Coleman brought up the bailout again and noted that it included alternative energy incentives, incentives that would not have gotten Franken's vote.

"You can talk about wind energy, but you got to act, and had we followed Mr. Franken's lead, had the Congress followed that lead, that would have been a spike through the heart of the wind energy business in this county, because it contained the investment tax credit that wind energy needed to keep producing," said Coleman.

Coleman also underscored incentives for solar energy producers that were tacked on to the bailout.

Franken accused Coleman of previous votes against wind and solar tax credits. In addition, he reiterated his criticism over how Congress decided to load up the bailout with unrelated measures in order to get the bill passed.

"The bailout bill had to stand. It was too big and too important to have to be larded with all of these other bills. It's too big and too important not to be able to stand on its own," said Franken. "Of course, I've been talking about jump starting these industries years and years and years ago while Norm Coleman wasn't doing anything about it."

The candidates also talked about foreign policy.

Franken called Iraq a horrible mistake that distracted from how the war on terrorism should have been waged.

"We need to be putting the focus back on the people who attacked us, and the people who attacked us are along the Pakistan border, the Pakistan-Afghanistan border in the tribal areas. They're Al Qaeda, and that's the tragedy of taking our eye off the ball in Afghanistan," said Franken.

Barkley said there was no issue where disagreed more with Coleman than Coleman's support for the Iraq war.

"I think that was his first trillion dollar mistake, and the second was his failure to watch over the financial industry, so that's your second trillion dollar mistake," Barkley said of Coleman. "My question to you is how many more trillion dollar mistakes do we have to put up with?"

Coleman talked about progress against Al Qaeda in Iraq. Coleman said he also wants the troops home quickly, but not in a way that would require them to have to return to Iraq.
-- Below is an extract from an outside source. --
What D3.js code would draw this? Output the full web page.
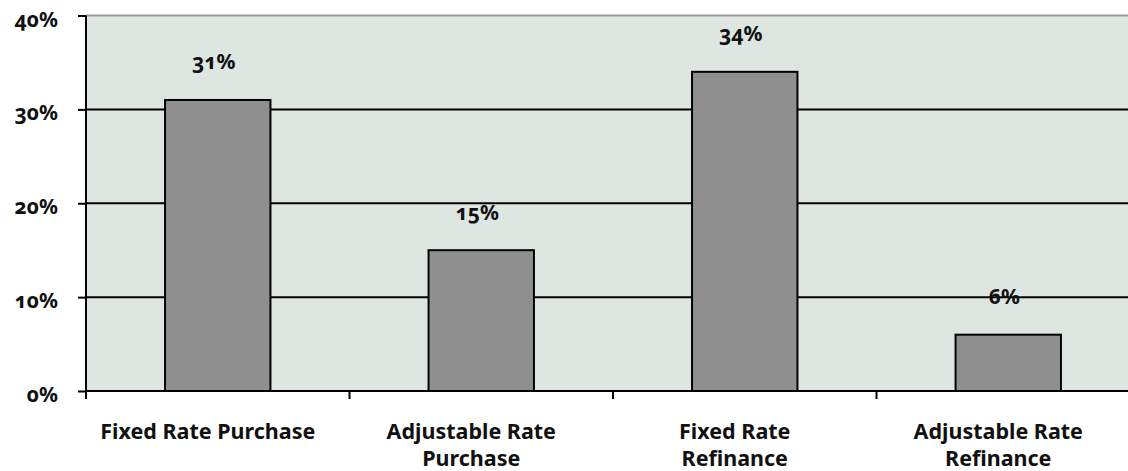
<!DOCTYPE html>
<html>
<head>
<meta charset="utf-8">
<script src="https://cdn.jsdelivr.net/npm/d3@7"></script>
<style>
  body { margin: 0; background: #fff; }
  text { font-family: "Noto Sans", "Open Sans", sans-serif; font-weight: bold; fill: #111;
         font-variant-numeric: oldstyle-nums; font-feature-settings: "onum" 1; }
</style>
</head>
<body>
<div id="chart"></div>
<script>
// chart data
const categories = ['Fixed Rate Purchase', 'Adjustable Rate Purchase', 'Fixed Rate Refinance', 'Adjustable Rate Refinance'];
const categoryLines = [['Fixed Rate Purchase'], ['Adjustable Rate', 'Purchase'], ['Fixed Rate', 'Refinance'], ['Adjustable Rate', 'Refinance']];
const shares = [31, 15, 34, 6];
const yTicks = [0, 10, 20, 30, 40];

const W = 1128, H = 471;
const plotLeft = 86, plotRight = 1140, plotTop = 15.5, plotBottom = 391;

const svg = d3.select('#chart').append('svg')
  .attr('width', W)
  .attr('height', H);

const x = d3.scaleBand()
  .domain(categories)
  .range([plotLeft, plotRight])
  .paddingInner(0.6)
  .paddingOuter(0.3);

const y = d3.scaleLinear()
  .domain([0, 40])
  .range([plotBottom, plotTop]);

const step = x.step();

// plot background
svg.append('rect')
  .attr('x', plotLeft).attr('y', y(40))
  .attr('width', plotRight - plotLeft).attr('height', y(0) - y(40))
  .attr('fill', '#dee6e2');

// top border
svg.append('line')
  .attr('x1', plotLeft).attr('x2', plotRight)
  .attr('y1', y(40)).attr('y2', y(40))
  .attr('stroke', '#999').attr('stroke-width', 2);

// gridlines
svg.selectAll('.grid')
  .data(yTicks.filter(d => d > 0 && d < 40))
  .enter().append('line')
  .attr('class', 'grid')
  .attr('x1', plotLeft).attr('x2', plotRight)
  .attr('y1', d => y(d)).attr('y2', d => y(d))
  .attr('stroke', '#000').attr('stroke-width', 2);

// bars
svg.selectAll('.bar')
  .data(shares)
  .enter().append('rect')
  .attr('class', 'bar')
  .attr('x', (d, i) => x(categories[i]))
  .attr('y', d => y(d))
  .attr('width', x.bandwidth())
  .attr('height', d => y(0) - y(d))
  .attr('fill', '#8f8f8f')
  .attr('stroke', '#000')
  .attr('stroke-width', 2);

// value labels
svg.selectAll('.val')
  .data(shares)
  .enter().append('text')
  .attr('class', 'val')
  .attr('x', (d, i) => x(categories[i]) + x.bandwidth() / 2 - 4)
  .attr('y', d => y(d) - 38)
  .attr('dy', '0.35em')
  .attr('text-anchor', 'middle')
  .style('font-size', '21px')
  .text(d => d + '%');

// y axis
const yAxis = svg.append('g')
  .attr('transform', `translate(${plotLeft},0)`)
  .call(d3.axisLeft(y).tickValues(yTicks).tickFormat(d => d + '%').tickSize(8).tickPadding(20));
yAxis.select('.domain').remove();
yAxis.selectAll('.tick line').attr('stroke', '#000').attr('stroke-width', 2);
yAxis.selectAll('.tick text')
  .attr('dy', '0.5em')
  .style('font-size', '21px')
  .style('font-family', '"Noto Sans", sans-serif');

svg.append('line')
  .attr('x1', plotLeft).attr('x2', plotLeft)
  .attr('y1', y(40)).attr('y2', y(0) + 8)
  .attr('stroke', '#000').attr('stroke-width', 2);

// x axis
svg.append('line')
  .attr('x1', plotLeft).attr('x2', plotRight)
  .attr('y1', y(0)).attr('y2', y(0))
  .attr('stroke', '#000').attr('stroke-width', 2);

svg.selectAll('.xtick')
  .data(categories)
  .enter().append('line')
  .attr('class', 'xtick')
  .attr('x1', d => x(d) - step * 0.3).attr('x2', d => x(d) - step * 0.3)
  .attr('y1', y(0)).attr('y2', y(0) + 8)
  .attr('stroke', '#000').attr('stroke-width', 2);

// category labels sit a little left of the bar centres
const xl = svg.selectAll('.xlab')
  .data(categories)
  .enter().append('text')
  .attr('class', 'xlab')
  .attr('x', d => x(d) + x.bandwidth() / 2 - 10)
  .attr('y', 439)
  .attr('text-anchor', 'middle')
  .style('font-size', '21.5px');

xl.selectAll('tspan')
  .data((d, i) => categoryLines[i])
  .enter().append('tspan')
  .attr('x', function() { return d3.select(this.parentNode).attr('x'); })
  .attr('dy', (d, i) => i === 0 ? 0 : 27)
  .text(d => d);
</script>
</body>
</html>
Coleman accused both Franken and Barkley of supporting calls to cut off funding for the troops.

"I'll tell you how proud I am of making sure that we're voting to fund our troops. Where I disagree with Mr. Franken and disagree with Mr. Barkley is decisions to cut-off funding," said Coleman.

Both Barkley and Franken took issue with Coleman's accusation.

"I never suggest cutting off funding for our troops," said Franken.

Franken leveled the same charge back at Coleman.

"Norm Coleman is the only one on this platform who's voted to cut off funding for our troops when he voted against a bill that had been passed in Congress to have a time line," said Franken.

Dean Barkley said that he has never called for cutting off funding for the troops.

"First thing: I've never ever said I'd cut off funding for our troops. If you can tell me where I've ever said that, I'll give you 100 bucks. Never done that," said Barkley. "Our troops have been superb. I couldn't be more proud of our troops, but darn it, the best thing that we can do for our troops is to bring them home. That's the best thing that we can do for them."

Throughout the debate Coleman sought to distinguish himself from Franken and Barkley as the candidate with a long record of public service.

Barkley brought up his accomplishments as part of Gov. Jesse Ventura's administration and his brief time in the U.S. Senate when Gov. Ventura appointed him to fill out the remainder of former Senator Paul Wellstone's term following Wellstone's death in a plane crash.

Franken noted that as a radio talk show host he was instrumental in getting tens of thousands of much needed helmet liners to Marines.

During the final portion of the debate, the candidates fielded questions from the audience.

One of the questions posed to the candidates focused on the campaigns commitment to civility in their campaign commercials.

Barkley called the attack ads an embarrassment, but he conceded the nasty tone the race has taken was helping his efforts.

"I really have to thank them both for doing it right now, because I think I have been the beneficiary of their negative ads, because you're driving people to me so keep on doing it," said Barkley.

Franken and Coleman defended their ads and accused each other of misleading voters.

"There's an ad that says I assaulted a heckler. I didn't assault a heckler. A heckler heckled John Dean at a rally and started charging the stage, and I helped grab him, and he was taken out of the theatre. I was later given a key to the city," said Franken.

Coleman likewise attacked Franken's ads about his record.

"They're got one [that says] Coleman voted for tax breaks for big oil. It's the same bill that Barack Obama voted on for and Mark Dayton voted for," said Coleman.

The Rochester debate was the first of five debates that the candidates have agreed to participate in between now and the November election.

The next debate is Saturday night, Oct. 11, at Breck School in Golden Valley.